Ever wonder what happens to garments that go unsold? They don’t all go to outlet malls—they get destroyed. Every once in a while, a big retailer gets caught destroying garments, or “damaging out” unsold merchandise, leaving people to wonder why they don’t donate the garments to the poor. Well, if the homeless lady at the bus station was wearing Victoria’s Secret sweatpants that she got for free at the shelter, who would pay $50 for them? Maintaining a brand’s image is all about pricing them and marketing them so that the “right” people wear them, projecting the image the brand wants to create. Retailers would rather see clothes burned than given to people who wouldn’t project the right image.

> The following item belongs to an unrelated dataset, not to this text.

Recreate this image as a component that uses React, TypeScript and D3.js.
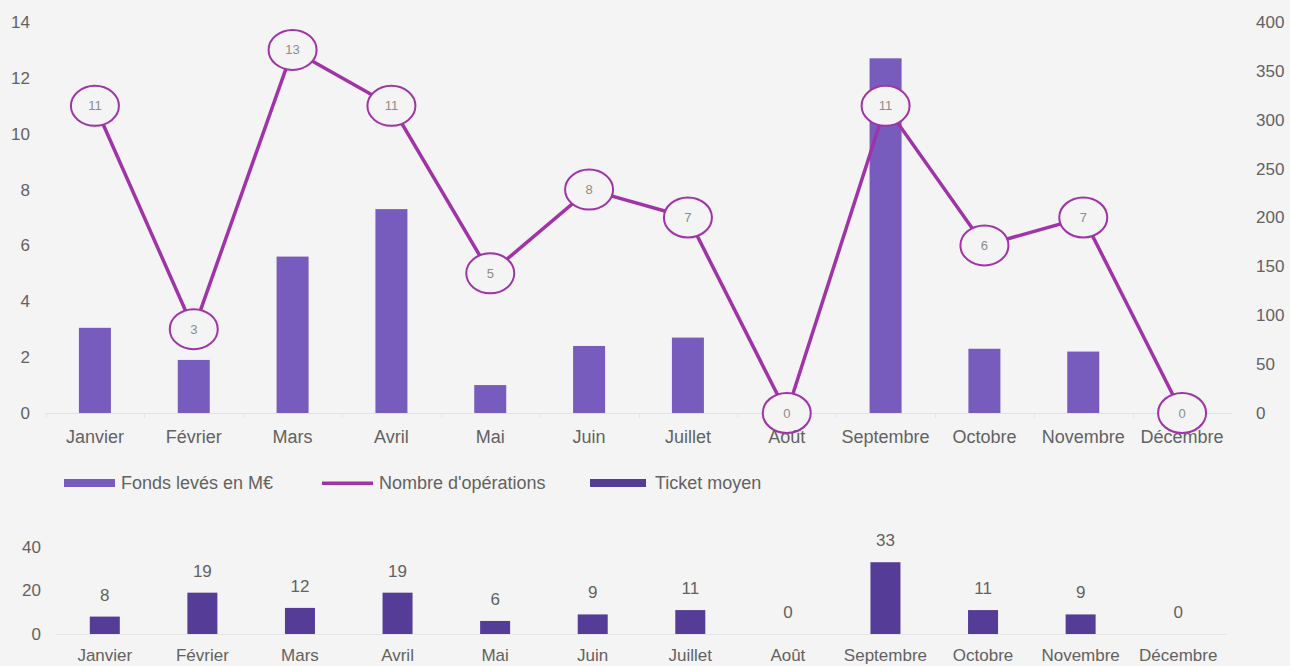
import React from "react";
import * as d3 from "d3";

const months = ["Janvier","Février","Mars","Avril","Mai","Juin","Juillet","Août","Septembre","Octobre","Novembre","Décembre"];
const fonds = [3.05, 1.9, 5.6, 7.3, 1.0, 2.4, 2.7, 0, 12.7, 2.3, 2.2, 0];
const operations = [11, 3, 13, 11, 5, 8, 7, 0, 11, 6, 7, 0];
const ticket = [8, 19, 12, 19, 6, 9, 11, 0, 33, 11, 9, 0];
const leftTicks = [0, 2, 4, 6, 8, 10, 12, 14];
const rightTicks = [0, 50, 100, 150, 200, 250, 300, 350, 400];
const bottomTicks = [0, 20, 40];
const legendItems = ["Fonds levés en M€", "Nombre d'opérations", "Ticket moyen"];

const BG = "#f4f4f4";
const BAR = "#775cbd";
const LINE = "#a033a7";
const DARK = "#553d97";
const TXT = "#626262";
const FONT = "'Liberation Sans', Arial, sans-serif";

export default function App() {
  const W = 1290, H = 666;
  const x = d3.scaleBand<string>().domain(months).range([45.5, 1231.5]);
  const yL = d3.scaleLinear().domain([0, 14]).range([413, 22]);
  const yR = d3.scaleLinear().domain([0, 400]).range([413, 22]);
  const xb = d3.scaleBand<string>().domain(months).range([56, 1227]);
  const yb = d3.scaleLinear().domain([0, 40]).range([634, 547]);
  const cx = (m: string) => (x(m) as number) + x.bandwidth() / 2;
  const cxb = (m: string) => (xb(m) as number) + xb.bandwidth() / 2;
  const line = d3.line<number>().x((_, i) => cx(months[i])).y((d) => yL(d));
  const barW = 32;
  const barWb = 30;
  return (
    <svg width={W} height={H} style={{ position: "absolute", left: 0, top: 0, background: BG }} fontFamily={FONT}>
      <rect x={0} y={0} width={W} height={H} fill={BG} />
      {leftTicks.map((t) => (
        <text key={"l" + t} x={30} y={yL(t)} dy="0.35em" textAnchor="end" fontSize={17} fill={TXT}>{t}</text>
      ))}
      {rightTicks.map((t) => (
        <text key={"r" + t} x={1256} y={yR(t)} dy="0.35em" textAnchor="start" fontSize={17} fill={TXT}>{t}</text>
      ))}
      <line x1={45.5} x2={1231.5} y1={413.5} y2={413.5} stroke="#e2e2e2" strokeWidth={1} />
      {months.map((m, i) => (
        <line key={"tk" + i} x1={Math.round(x(m) as number) + 0.5} x2={Math.round(x(m) as number) + 0.5} y1={413} y2={418} stroke="#e6e6e6" />
      ))}
      {months.map((m, i) => (
        <rect key={"b" + i} x={cx(m) - barW / 2} y={yL(fonds[i])} width={barW} height={yL(0) - yL(fonds[i])} fill={BAR} />
      ))}
      <path d={line(operations) || ""} fill="none" stroke={LINE} strokeWidth={3.5} />
      {months.map((m, i) => (
        <g key={"c" + i}>
          <ellipse cx={cx(m)} cy={yL(operations[i])} rx={24} ry={20} fill={BG} stroke={LINE} strokeWidth={2} />
          <text x={cx(m)} y={yL(operations[i])} dy="0.35em" textAnchor="middle" fontSize={13} fill="#8c8c8c">{operations[i]}</text>
        </g>
      ))}
      {months.map((m, i) => (
        <text key={"xl" + i} x={cx(m)} y={437} dy="0.35em" textAnchor="middle" fontSize={18} fill={TXT}>{m}</text>
      ))}
      <rect x={64} y={479} width={51} height={8} fill={BAR} />
      <text x={121} y={483} dy="0.35em" fontSize={18} fill={TXT}>{legendItems[0]}</text>
      <rect x={322} y={481.5} width={51} height={3.5} fill={LINE} />
      <text x={379} y={483} dy="0.35em" fontSize={18} fill={TXT}>{legendItems[1]}</text>
      <rect x={590} y={479} width={56} height={8} fill={DARK} />
      <text x={655} y={483} dy="0.35em" fontSize={18} fill={TXT}>{legendItems[2]}</text>
      {bottomTicks.map((t) => (
        <text key={"bt" + t} x={41} y={yb(t)} dy="0.35em" textAnchor="end" fontSize={17} fill={TXT}>{t}</text>
      ))}
      <line x1={56} x2={1227} y1={634.5} y2={634.5} stroke="#e6e6e6" strokeWidth={1} />
      {months.map((m, i) => (
        <g key={"bb" + i}>
          <rect x={cxb(m) - barWb / 2} y={yb(ticket[i])} width={barWb} height={yb(0) - yb(ticket[i])} fill={DARK} />
          <text x={cxb(m)} y={yb(ticket[i]) - 22} dy="0.35em" textAnchor="middle" fontSize={17} fill={TXT}>{ticket[i]}</text>
        </g>
      ))}
      {months.map((m, i) => (
        <text key={"bxl" + i} x={cxb(m)} y={655} dy="0.35em" textAnchor="middle" fontSize={17} fill={TXT}>{m}</text>
      ))}
    </svg>
  );
}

Design Theft is Rampant—and It’s Okay
Fast-fashion retailers knock off designs they see at runway shows, and even designers themselves appropriate design elements from each other. Not to mention all those purses on the sidewalks in Chinatown. But although the industry talks a big line about how knock-offs and counterfeiting hurt their sales and hinder creativity, the truth is that in some ways, designers may actually benefit from both. Knock-offs are marketed to a very different segment of the market than true designer fashions, and they serve to bring appreciation for high fashion to a larger group of consumers, who eventually get tired of owning the knock-off and start wanting the real thing. Counterfeit bags heighten the perceived value of the real ones, suggesting that the reason they were counterfeited in the first place was that they were so desirable and so in-demand.

They Still Rely on Sweatshops
Even if it wasn’t made in China or Bangladesh or Indonesia, there’s a good chance that a garment was still produced under sweatshop conditions. A tag that reads, “Made in Italy” is the gold standard in fashion, suggesting quality craftsmanship and attention to detail. However, the reality is far from the fantasy of an elderly cobbler making shoes by hand. The luxury goods factories in the Italian garment districts are now staffed with tens of thousands of immigrant Chinese laborers, who are paid far less than the Italian minimum wage. Even in the United States, designer Donna Karan was sued by garment workers who labored under sweatshop conditions right in New York City.